Restate each line word for word. Leave out every picture.

[START]

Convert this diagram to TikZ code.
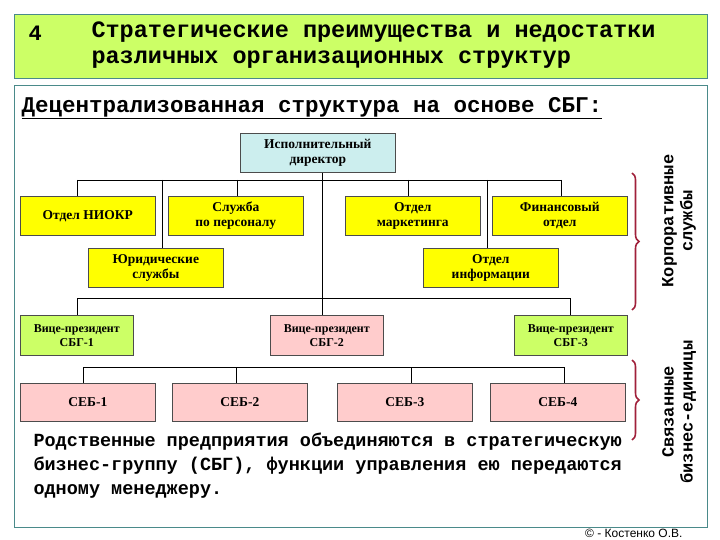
\documentclass[tikz,border=0pt]{standalone}
\usepackage{fontspec}
\setmainfont{Liberation Serif}
\newfontfamily\monob{Liberation Mono}[BoldFont={Liberation Mono Bold}]
\newfontfamily\sansf{Liberation Sans}
\usetikzlibrary{decorations.pathreplacing}
\definecolor{lime}{HTML}{CCFF66}
\definecolor{yel}{HTML}{FFFF00}
\definecolor{pinkb}{HTML}{FFCCCC}
\definecolor{blueb}{HTML}{CCEEEE}
\definecolor{frame}{HTML}{4A8A8A}
\definecolor{brace}{HTML}{A0203A}
\begin{document}
\begin{tikzpicture}[x=1pt,y=1pt,
  bx/.style={draw=black!70,line width=0.6pt,inner sep=0pt,align=center,font=\fontsize{13.5}{15}\selectfont\bfseries},
  vpt/.style={bx,draw=none,font=\fontsize{12}{14}\selectfont\bfseries},
  conn/.style={draw=black,line width=0.6pt},
  brc/.style={draw=brace,line width=1.6pt,decorate,decoration={brace,amplitude=7pt}}]
\useasboundingbox (0,0) rectangle (720,-540);
\fill[white] (0,0) rectangle (720,-540);
\draw[frame,line width=0.8pt] (14,-85) rectangle (707,-527);
\node[fill=lime,draw=frame,line width=0.6pt,minimum width=693pt,minimum height=64pt,anchor=north west] (hdr) at (14,-14) {};
\node[anchor=west,font=\monob\fontsize{22}{24}\selectfont\bfseries] (num) at (25,-33) {4};
\node[anchor=north west,align=left,font=\monob\fontsize{23.5}{26}\selectfont\bfseries] (ttl) at (88,-18) {Стратегические преимущества и недостатки\\различных организационных структур};
\node[anchor=west,font=\monob\fontsize{22.5}{24}\selectfont\bfseries] (sub) at (18,-108) {\underline{Децентрализованная структура на основе СБГ:}};

\newcommand\bxat[6]{\node[bx,fill=#5,minimum width=#3-#1,minimum height=#4-#2,anchor=north west] (#6) at (#1,-#2) {};}
\bxat{240}{133}{395}{172}{blueb}{dir}
\node[bx,draw=none] at (dir.center) {Исполнительный\\директор};
\bxat{20}{196}{155}{235}{yel}{niokr}
\node[bx,draw=none] at (niokr.center) {Отдел НИОКР};
\bxat{168}{196}{303}{235}{yel}{pers}
\node[bx,draw=none] at (pers.center) {Служба\\по персоналу};
\bxat{345}{196}{480}{235}{yel}{mark}
\node[bx,draw=none] at (mark.center) {Отдел\\маркетинга};
\bxat{492}{196}{627}{235}{yel}{fin}
\node[bx,draw=none] at (fin.center) {Финансовый\\отдел};
\bxat{88}{248}{223}{287}{yel}{jur}
\node[bx,draw=none] at (jur.center) {Юридические\\службы};
\bxat{423}{248}{558}{287}{yel}{inf}
\node[bx,draw=none] at (inf.center) {Отдел\\информации};
\bxat{20}{315}{133}{355}{lime}{vp1}
\node[vpt] at (vp1.center) {Вице-президент\\СБГ-1};
\bxat{270}{315}{383}{355}{pinkb}{vp2}
\node[vpt] at (vp2.center) {Вице-президент\\СБГ-2};
\bxat{514}{315}{627}{355}{lime}{vp3}
\node[vpt] at (vp3.center) {Вице-президент\\СБГ-3};
\bxat{20}{383}{155}{421}{pinkb}{s1}
\node[bx,draw=none] at (s1.center) {СЕБ-1};
\bxat{172}{383}{307}{421}{pinkb}{s2}
\node[bx,draw=none] at (s2.center) {СЕБ-2};
\bxat{337}{383}{472}{421}{pinkb}{s3}
\node[bx,draw=none] at (s3.center) {СЕБ-3};
\bxat{490}{383}{625}{421}{pinkb}{s4}
\node[bx,draw=none] at (s4.center) {СЕБ-4};

% connectors
\coordinate (b1l) at (77,-180);
\coordinate (b1r) at (561,-180);
\draw[conn] (b1l) -- (b1r);
\draw[conn] (dir.south -| 322,0) -- (vp2.north -| 322,0);
\draw[conn] (b1l) -- (niokr.north -| b1l);
\draw[conn] (237,-180) -- (pers.north -| 237,0);
\draw[conn] (162,-180) -- (jur.north -| 162,0);
\draw[conn] (408,-180) -- (mark.north -| 408,0);
\draw[conn] (b1r) -- (fin.north -| b1r);
\draw[conn] (487,-180) -- (inf.north -| 487,0);
\coordinate (b2l) at (77,-298);
\coordinate (b2r) at (570,-298);
\draw[conn] (b2l) -- (b2r);
\draw[conn] (b2l) -- (vp1.north -| b2l);
\draw[conn] (b2r) -- (vp3.north -| b2r);
\coordinate (b3l) at (83,-367);
\coordinate (b3r) at (564,-367);
\draw[conn] (b3l) -- (b3r);
\draw[conn] (b3l) -- (s1.north -| b3l);
\draw[conn] (236,-367) -- (s2.north -| 236,0);
\draw[conn] (411,-367) -- (s3.north -| 411,0);
\draw[conn] (b3r) -- (s4.north -| b3r);

% braces
\coordinate (br1t) at (632,-173);
\coordinate (br1b) at (632,-310);
\draw[brc] (br1t) -- (br1b);
\coordinate (br2t) at (632,-360);
\coordinate (br2b) at (632,-440);
\draw[brc] (br2t) -- (br2b);
\node[rotate=90,align=center,font=\monob\fontsize{17}{19}\selectfont\bfseries] (corp) at (679,-221) {Корпоративные\\службы};
\node[rotate=90,align=center,font=\monob\fontsize{17}{19}\selectfont\bfseries] (svy) at (679,-412) {Связанные\\бизнес-единицы};

\node[anchor=north west,align=left,font=\monob\fontsize{18.5}{24}\selectfont\bfseries] (txt) at (30,-429) {Родственные предприятия объединяются в стратегическую\\бизнес-группу (СБГ), функции управления ею передаются\\одному менеджеру.};
\node[anchor=east,font=\sansf\fontsize{12}{13}\selectfont] (cp) at (686,-533) {© - Костенко О.В.};
\end{tikzpicture}
\end{document}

[END]

§ Response to this task:
Convert this diagram to TikZ code.
\documentclass[tikz,border=0pt]{standalone}
\usepackage{fontspec}
\setmainfont{Liberation Serif}
\newfontfamily\monob{Liberation Mono}[BoldFont={Liberation Mono Bold}]
\newfontfamily\sansf{Liberation Sans}
\usetikzlibrary{decorations.pathreplacing}
\definecolor{lime}{HTML}{CCFF66}
\definecolor{yel}{HTML}{FFFF00}
\definecolor{pinkb}{HTML}{FFCCCC}
\definecolor{blueb}{HTML}{CCEEEE}
\definecolor{frame}{HTML}{4A8A8A}
\definecolor{brace}{HTML}{A0203A}
\begin{document}
\begin{tikzpicture}[x=1pt,y=1pt,
  bx/.style={draw=black!70,line width=0.6pt,inner sep=0pt,align=center,font=\fontsize{13.5}{15}\selectfont\bfseries},
  vpt/.style={bx,draw=none,font=\fontsize{12}{14}\selectfont\bfseries},
  conn/.style={draw=black,line width=0.6pt},
  brc/.style={draw=brace,line width=1.6pt,decorate,decoration={brace,amplitude=7pt}}]
\useasboundingbox (0,0) rectangle (720,-540);
\fill[white] (0,0) rectangle (720,-540);
\draw[frame,line width=0.8pt] (14,-85) rectangle (707,-527);
\node[fill=lime,draw=frame,line width=0.6pt,minimum width=693pt,minimum height=64pt,anchor=north west] (hdr) at (14,-14) {};
\node[anchor=west,font=\monob\fontsize{22}{24}\selectfont\bfseries] (num) at (25,-33) {4};
\node[anchor=north west,align=left,font=\monob\fontsize{23.5}{26}\selectfont\bfseries] (ttl) at (88,-18) {Стратегические преимущества и недостатки\\различных организационных структур};
\node[anchor=west,font=\monob\fontsize{22.5}{24}\selectfont\bfseries] (sub) at (18,-108) {\underline{Децентрализованная структура на основе СБГ:}};

\newcommand\bxat[6]{\node[bx,fill=#5,minimum width=#3-#1,minimum height=#4-#2,anchor=north west] (#6) at (#1,-#2) {};}
\bxat{240}{133}{395}{172}{blueb}{dir}
\node[bx,draw=none] at (dir.center) {Исполнительный\\директор};
\bxat{20}{196}{155}{235}{yel}{niokr}
\node[bx,draw=none] at (niokr.center) {Отдел НИОКР};
\bxat{168}{196}{303}{235}{yel}{pers}
\node[bx,draw=none] at (pers.center) {Служба\\по персоналу};
\bxat{345}{196}{480}{235}{yel}{mark}
\node[bx,draw=none] at (mark.center) {Отдел\\маркетинга};
\bxat{492}{196}{627}{235}{yel}{fin}
\node[bx,draw=none] at (fin.center) {Финансовый\\отдел};
\bxat{88}{248}{223}{287}{yel}{jur}
\node[bx,draw=none] at (jur.center) {Юридические\\службы};
\bxat{423}{248}{558}{287}{yel}{inf}
\node[bx,draw=none] at (inf.center) {Отдел\\информации};
\bxat{20}{315}{133}{355}{lime}{vp1}
\node[vpt] at (vp1.center) {Вице-президент\\СБГ-1};
\bxat{270}{315}{383}{355}{pinkb}{vp2}
\node[vpt] at (vp2.center) {Вице-президент\\СБГ-2};
\bxat{514}{315}{627}{355}{lime}{vp3}
\node[vpt] at (vp3.center) {Вице-президент\\СБГ-3};
\bxat{20}{383}{155}{421}{pinkb}{s1}
\node[bx,draw=none] at (s1.center) {СЕБ-1};
\bxat{172}{383}{307}{421}{pinkb}{s2}
\node[bx,draw=none] at (s2.center) {СЕБ-2};
\bxat{337}{383}{472}{421}{pinkb}{s3}
\node[bx,draw=none] at (s3.center) {СЕБ-3};
\bxat{490}{383}{625}{421}{pinkb}{s4}
\node[bx,draw=none] at (s4.center) {СЕБ-4};

% connectors
\coordinate (b1l) at (77,-180);
\coordinate (b1r) at (561,-180);
\draw[conn] (b1l) -- (b1r);
\draw[conn] (dir.south -| 322,0) -- (vp2.north -| 322,0);
\draw[conn] (b1l) -- (niokr.north -| b1l);
\draw[conn] (237,-180) -- (pers.north -| 237,0);
\draw[conn] (162,-180) -- (jur.north -| 162,0);
\draw[conn] (408,-180) -- (mark.north -| 408,0);
\draw[conn] (b1r) -- (fin.north -| b1r);
\draw[conn] (487,-180) -- (inf.north -| 487,0);
\coordinate (b2l) at (77,-298);
\coordinate (b2r) at (570,-298);
\draw[conn] (b2l) -- (b2r);
\draw[conn] (b2l) -- (vp1.north -| b2l);
\draw[conn] (b2r) -- (vp3.north -| b2r);
\coordinate (b3l) at (83,-367);
\coordinate (b3r) at (564,-367);
\draw[conn] (b3l) -- (b3r);
\draw[conn] (b3l) -- (s1.north -| b3l);
\draw[conn] (236,-367) -- (s2.north -| 236,0);
\draw[conn] (411,-367) -- (s3.north -| 411,0);
\draw[conn] (b3r) -- (s4.north -| b3r);

% braces
\coordinate (br1t) at (632,-173);
\coordinate (br1b) at (632,-310);
\draw[brc] (br1t) -- (br1b);
\coordinate (br2t) at (632,-360);
\coordinate (br2b) at (632,-440);
\draw[brc] (br2t) -- (br2b);
\node[rotate=90,align=center,font=\monob\fontsize{17}{19}\selectfont\bfseries] (corp) at (679,-221) {Корпоративные\\службы};
\node[rotate=90,align=center,font=\monob\fontsize{17}{19}\selectfont\bfseries] (svy) at (679,-412) {Связанные\\бизнес-единицы};

\node[anchor=north west,align=left,font=\monob\fontsize{18.5}{24}\selectfont\bfseries] (txt) at (30,-429) {Родственные предприятия объединяются в стратегическую\\бизнес-группу (СБГ), функции управления ею передаются\\одному менеджеру.};
\node[anchor=east,font=\sansf\fontsize{12}{13}\selectfont] (cp) at (686,-533) {© - Костенко О.В.};
\end{tikzpicture}
\end{document}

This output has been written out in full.